Yes! That was a messy, hugely challenging scene. It was a very emotional scene for both Connie and I. We shot that in a very short period of time because we knew it was going to be really, really taxing on us.
Again, it was a case of having to be so careful in terms of the levels because when she walks into that room, my task is absolutely seemingly impossible. It should feel like there is absolutely no chance that he’s going to be able to talk himself out of this mess. It was a huge challenge in terms of the writing and I was definitely at the mercy of that because we had to be very, very gentle and flow in the way that he covered his tracks and attempted to explain himself away.
What was it like to have Connie Britton as a partner in all of this?
It was great. Connie had such a sense of who Debra was and what she wanted Debra to be on the show. She is fantastic to work opposite and I have been a fan for a long time. And to collaborate with her on a big project like this was fantastic.
You literally embody everyone’s worst nightmares about online dating. What are some major red flags that women should worry about?
Having no one to corroborate to who you say you are, that to me, is a real red flag. People who claim to not have any family or move from another country or city and they don’t know anyone. That’s the biggest one: people who claim to have no contacts in their life, can’t corroborate who they are or what they say their background is.
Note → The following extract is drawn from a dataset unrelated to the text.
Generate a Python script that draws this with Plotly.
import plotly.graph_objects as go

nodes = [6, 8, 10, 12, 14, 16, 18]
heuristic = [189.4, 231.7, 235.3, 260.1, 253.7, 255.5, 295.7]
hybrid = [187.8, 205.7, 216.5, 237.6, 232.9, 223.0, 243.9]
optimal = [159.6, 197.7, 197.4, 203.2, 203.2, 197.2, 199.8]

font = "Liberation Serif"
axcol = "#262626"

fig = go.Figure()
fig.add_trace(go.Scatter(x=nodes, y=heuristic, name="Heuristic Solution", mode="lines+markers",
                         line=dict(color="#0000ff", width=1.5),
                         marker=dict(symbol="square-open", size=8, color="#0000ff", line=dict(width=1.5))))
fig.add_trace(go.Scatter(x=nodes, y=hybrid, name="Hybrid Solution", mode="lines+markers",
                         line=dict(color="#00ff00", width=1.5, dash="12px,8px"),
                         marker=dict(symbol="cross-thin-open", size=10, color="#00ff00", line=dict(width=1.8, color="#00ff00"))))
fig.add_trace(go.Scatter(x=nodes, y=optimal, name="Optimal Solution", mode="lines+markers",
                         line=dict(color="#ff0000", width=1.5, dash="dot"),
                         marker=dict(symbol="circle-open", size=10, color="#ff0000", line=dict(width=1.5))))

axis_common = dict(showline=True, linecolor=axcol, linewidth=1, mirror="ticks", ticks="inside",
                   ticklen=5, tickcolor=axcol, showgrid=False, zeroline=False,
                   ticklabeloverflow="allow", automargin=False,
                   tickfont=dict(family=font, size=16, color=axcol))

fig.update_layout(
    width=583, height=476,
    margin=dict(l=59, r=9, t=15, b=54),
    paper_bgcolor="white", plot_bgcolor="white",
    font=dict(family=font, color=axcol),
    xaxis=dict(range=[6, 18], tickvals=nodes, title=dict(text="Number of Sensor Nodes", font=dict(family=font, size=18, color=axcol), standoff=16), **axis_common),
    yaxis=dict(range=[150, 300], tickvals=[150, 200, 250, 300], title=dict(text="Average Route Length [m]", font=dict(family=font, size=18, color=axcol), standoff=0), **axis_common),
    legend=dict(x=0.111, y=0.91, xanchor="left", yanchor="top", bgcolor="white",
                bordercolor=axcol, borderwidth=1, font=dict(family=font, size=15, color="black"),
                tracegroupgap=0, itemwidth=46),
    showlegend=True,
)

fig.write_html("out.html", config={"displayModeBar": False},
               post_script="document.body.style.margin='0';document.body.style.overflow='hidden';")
The other thing about that is that people assume if someone is making up who they are, then they might be a bit sketchy on the details and quite often it’s the opposite. Quite often these people are very, very, very good on details and that’s what throws you off. So it’s not necessarily a red flag that they don’t have lots of details about who they are and what they’ve done. They’re actually capable of creating very complicated backstories. So if someone has a very meticulous backstory and it can’t be corroborated by any living human being, that’s probably the number one red flag.
What’s next for you?
I’m in pre-production right now on an Australian film called The Dry, which is an adaptation of a huge novel by Jane Harper. It’s a thriller set in a rural town in Australia. I’m working with longtime friend and collaborator Robert Connolly, who’s directing.
Dirty John streams on Netflix starting February 14, 2019.